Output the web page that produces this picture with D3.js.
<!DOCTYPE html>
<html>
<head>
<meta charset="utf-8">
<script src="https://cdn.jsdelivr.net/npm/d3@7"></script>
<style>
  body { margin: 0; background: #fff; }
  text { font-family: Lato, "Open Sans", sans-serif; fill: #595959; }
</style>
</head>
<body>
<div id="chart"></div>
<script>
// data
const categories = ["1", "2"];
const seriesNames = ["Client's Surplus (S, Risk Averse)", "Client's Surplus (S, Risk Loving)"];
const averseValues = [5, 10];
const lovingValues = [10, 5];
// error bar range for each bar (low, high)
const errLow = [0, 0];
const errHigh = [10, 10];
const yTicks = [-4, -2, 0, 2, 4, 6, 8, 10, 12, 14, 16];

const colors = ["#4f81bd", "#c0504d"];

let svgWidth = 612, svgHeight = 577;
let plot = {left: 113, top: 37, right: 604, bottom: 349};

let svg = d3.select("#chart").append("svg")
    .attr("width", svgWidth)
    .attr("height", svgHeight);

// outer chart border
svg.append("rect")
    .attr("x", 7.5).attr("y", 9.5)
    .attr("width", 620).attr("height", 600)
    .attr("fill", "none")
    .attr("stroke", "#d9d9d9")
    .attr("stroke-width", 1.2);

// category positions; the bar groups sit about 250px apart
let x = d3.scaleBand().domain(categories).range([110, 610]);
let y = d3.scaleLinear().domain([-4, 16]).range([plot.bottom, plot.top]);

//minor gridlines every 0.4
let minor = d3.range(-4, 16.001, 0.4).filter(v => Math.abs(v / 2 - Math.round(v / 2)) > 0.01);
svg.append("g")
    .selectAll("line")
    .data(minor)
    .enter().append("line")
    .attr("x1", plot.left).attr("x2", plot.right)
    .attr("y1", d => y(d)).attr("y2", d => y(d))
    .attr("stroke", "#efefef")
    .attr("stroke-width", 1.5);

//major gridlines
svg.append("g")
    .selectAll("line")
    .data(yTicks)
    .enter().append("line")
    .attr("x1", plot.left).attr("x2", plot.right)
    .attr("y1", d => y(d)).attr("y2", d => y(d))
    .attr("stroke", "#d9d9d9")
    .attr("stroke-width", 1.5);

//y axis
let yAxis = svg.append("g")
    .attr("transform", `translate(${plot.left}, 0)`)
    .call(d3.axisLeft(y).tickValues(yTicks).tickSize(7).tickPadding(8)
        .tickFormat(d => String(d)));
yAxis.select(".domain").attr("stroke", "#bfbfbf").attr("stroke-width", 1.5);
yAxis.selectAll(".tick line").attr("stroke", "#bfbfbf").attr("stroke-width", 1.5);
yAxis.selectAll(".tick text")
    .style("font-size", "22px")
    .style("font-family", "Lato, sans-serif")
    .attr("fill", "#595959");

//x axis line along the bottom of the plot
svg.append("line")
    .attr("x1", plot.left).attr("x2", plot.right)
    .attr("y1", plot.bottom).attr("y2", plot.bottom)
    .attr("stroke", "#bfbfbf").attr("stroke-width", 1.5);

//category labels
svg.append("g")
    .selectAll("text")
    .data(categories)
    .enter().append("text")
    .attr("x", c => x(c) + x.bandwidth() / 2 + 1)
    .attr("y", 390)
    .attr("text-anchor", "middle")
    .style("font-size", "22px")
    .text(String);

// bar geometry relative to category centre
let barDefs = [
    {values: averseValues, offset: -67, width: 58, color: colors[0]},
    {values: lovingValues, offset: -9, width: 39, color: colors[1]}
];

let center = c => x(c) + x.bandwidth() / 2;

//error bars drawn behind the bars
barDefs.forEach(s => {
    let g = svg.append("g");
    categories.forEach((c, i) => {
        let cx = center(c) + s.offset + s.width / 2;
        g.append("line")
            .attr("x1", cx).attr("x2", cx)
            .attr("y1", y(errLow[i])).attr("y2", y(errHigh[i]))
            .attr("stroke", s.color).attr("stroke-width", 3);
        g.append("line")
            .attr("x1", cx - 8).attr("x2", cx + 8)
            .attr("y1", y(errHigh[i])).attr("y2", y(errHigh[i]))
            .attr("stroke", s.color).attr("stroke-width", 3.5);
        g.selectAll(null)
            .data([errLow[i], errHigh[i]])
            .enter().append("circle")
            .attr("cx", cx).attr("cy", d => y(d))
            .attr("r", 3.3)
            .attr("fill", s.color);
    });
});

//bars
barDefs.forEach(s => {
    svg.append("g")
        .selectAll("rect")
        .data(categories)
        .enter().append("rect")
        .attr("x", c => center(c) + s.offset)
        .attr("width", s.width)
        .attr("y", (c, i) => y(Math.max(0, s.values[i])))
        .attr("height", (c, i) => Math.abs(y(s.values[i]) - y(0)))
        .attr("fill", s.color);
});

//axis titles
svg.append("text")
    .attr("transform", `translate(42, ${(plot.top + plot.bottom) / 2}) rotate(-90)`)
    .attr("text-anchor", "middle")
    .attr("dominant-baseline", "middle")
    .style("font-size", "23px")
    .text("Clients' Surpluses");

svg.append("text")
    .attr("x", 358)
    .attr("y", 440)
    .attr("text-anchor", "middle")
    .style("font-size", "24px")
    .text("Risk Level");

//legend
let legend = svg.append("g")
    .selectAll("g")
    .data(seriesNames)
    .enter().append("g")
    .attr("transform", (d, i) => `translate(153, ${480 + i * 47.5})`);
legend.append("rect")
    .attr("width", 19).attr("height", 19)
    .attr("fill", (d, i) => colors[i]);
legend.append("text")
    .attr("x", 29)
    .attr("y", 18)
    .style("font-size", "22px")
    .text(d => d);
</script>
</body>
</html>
==
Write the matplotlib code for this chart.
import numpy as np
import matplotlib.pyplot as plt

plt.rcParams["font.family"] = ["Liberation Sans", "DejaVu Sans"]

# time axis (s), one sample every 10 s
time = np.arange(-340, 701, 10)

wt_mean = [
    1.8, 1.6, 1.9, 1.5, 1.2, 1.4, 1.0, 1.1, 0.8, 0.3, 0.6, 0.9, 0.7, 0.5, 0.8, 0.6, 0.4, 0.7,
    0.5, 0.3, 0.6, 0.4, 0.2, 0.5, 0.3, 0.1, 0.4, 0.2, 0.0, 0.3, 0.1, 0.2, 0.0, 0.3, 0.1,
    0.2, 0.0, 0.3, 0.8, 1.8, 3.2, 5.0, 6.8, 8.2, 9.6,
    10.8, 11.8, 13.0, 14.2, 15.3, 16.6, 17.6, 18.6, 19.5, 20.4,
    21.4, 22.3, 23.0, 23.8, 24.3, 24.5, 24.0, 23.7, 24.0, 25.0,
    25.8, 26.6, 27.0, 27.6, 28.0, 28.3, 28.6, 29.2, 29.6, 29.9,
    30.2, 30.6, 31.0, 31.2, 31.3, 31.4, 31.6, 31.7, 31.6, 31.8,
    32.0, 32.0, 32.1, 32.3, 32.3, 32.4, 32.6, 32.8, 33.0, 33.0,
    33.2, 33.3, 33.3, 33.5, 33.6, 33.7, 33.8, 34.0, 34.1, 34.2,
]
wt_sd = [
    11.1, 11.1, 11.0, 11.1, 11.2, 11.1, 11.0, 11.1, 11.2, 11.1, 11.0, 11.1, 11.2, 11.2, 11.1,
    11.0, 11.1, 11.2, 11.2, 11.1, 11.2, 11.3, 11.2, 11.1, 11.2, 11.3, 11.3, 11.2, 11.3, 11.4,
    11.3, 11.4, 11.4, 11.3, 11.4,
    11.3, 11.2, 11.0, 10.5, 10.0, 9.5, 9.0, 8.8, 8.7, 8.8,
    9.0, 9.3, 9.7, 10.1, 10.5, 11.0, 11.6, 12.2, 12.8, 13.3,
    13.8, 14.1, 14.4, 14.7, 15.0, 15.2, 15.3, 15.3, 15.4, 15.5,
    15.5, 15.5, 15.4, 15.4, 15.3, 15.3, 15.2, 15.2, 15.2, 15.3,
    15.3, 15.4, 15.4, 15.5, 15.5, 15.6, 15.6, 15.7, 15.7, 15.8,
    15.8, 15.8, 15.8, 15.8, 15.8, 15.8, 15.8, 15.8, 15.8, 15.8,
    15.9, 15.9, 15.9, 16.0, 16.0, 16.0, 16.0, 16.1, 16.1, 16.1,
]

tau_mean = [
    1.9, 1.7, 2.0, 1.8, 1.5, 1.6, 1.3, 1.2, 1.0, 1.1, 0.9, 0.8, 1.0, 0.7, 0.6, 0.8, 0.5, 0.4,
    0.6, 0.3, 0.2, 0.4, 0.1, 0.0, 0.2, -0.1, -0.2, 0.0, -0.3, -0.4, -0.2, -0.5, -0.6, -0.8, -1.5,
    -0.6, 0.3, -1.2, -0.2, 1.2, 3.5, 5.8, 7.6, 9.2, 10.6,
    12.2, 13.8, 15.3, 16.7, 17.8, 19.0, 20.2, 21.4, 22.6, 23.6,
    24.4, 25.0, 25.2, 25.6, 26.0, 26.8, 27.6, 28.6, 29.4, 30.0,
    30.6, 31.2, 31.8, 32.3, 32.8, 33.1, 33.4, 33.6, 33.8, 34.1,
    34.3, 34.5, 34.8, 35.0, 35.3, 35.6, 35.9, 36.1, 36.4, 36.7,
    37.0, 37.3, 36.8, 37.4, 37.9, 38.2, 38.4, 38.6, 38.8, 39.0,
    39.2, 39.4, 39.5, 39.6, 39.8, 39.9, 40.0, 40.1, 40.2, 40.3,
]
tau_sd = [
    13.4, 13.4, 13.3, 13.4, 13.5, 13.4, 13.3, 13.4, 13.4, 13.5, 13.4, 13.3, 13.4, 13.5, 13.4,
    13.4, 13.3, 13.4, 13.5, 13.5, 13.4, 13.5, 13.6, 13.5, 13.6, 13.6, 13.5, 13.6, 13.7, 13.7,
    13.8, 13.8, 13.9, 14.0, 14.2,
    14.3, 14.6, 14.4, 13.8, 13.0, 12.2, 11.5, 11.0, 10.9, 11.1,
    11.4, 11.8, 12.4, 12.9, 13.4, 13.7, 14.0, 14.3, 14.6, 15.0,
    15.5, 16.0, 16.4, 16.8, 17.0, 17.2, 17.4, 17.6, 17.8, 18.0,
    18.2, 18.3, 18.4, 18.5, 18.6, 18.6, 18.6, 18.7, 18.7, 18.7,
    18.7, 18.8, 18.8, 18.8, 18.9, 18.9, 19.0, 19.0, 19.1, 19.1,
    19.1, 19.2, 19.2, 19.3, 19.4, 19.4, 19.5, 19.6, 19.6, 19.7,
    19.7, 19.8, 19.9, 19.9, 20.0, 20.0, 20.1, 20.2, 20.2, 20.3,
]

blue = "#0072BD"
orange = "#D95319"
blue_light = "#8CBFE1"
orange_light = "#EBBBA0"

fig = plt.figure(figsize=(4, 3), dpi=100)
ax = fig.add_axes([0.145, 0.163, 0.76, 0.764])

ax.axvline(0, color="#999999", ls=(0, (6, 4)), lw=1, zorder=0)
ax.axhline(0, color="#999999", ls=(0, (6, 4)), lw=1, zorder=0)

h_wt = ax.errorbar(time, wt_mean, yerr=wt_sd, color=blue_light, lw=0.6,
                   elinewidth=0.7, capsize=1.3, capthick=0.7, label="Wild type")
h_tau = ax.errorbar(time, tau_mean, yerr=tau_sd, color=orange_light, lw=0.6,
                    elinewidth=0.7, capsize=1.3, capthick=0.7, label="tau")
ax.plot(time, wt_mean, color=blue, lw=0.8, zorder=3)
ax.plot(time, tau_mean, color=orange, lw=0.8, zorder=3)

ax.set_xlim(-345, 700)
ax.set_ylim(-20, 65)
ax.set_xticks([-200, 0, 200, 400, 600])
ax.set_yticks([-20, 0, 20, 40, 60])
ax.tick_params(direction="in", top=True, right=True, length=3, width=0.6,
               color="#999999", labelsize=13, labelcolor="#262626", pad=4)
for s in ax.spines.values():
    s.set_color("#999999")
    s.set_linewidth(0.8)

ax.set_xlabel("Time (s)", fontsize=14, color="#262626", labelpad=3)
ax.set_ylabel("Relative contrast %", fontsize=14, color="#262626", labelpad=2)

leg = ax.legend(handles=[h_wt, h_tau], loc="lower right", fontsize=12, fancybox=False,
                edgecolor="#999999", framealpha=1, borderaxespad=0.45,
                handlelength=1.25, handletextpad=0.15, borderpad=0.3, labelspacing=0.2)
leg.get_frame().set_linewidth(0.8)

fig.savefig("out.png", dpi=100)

• **Problem description**:
Between the line containing "Write the matplotlib code for this chart." and the line containing "time = np.arange(-340, 701, 10)" lies the part to return. Return it exactly, counting both of those lines.

• **Task output**:
Write the matplotlib code for this chart.
import numpy as np
import matplotlib.pyplot as plt

plt.rcParams["font.family"] = ["Liberation Sans", "DejaVu Sans"]

# time axis (s), one sample every 10 s
time = np.arange(-340, 701, 10)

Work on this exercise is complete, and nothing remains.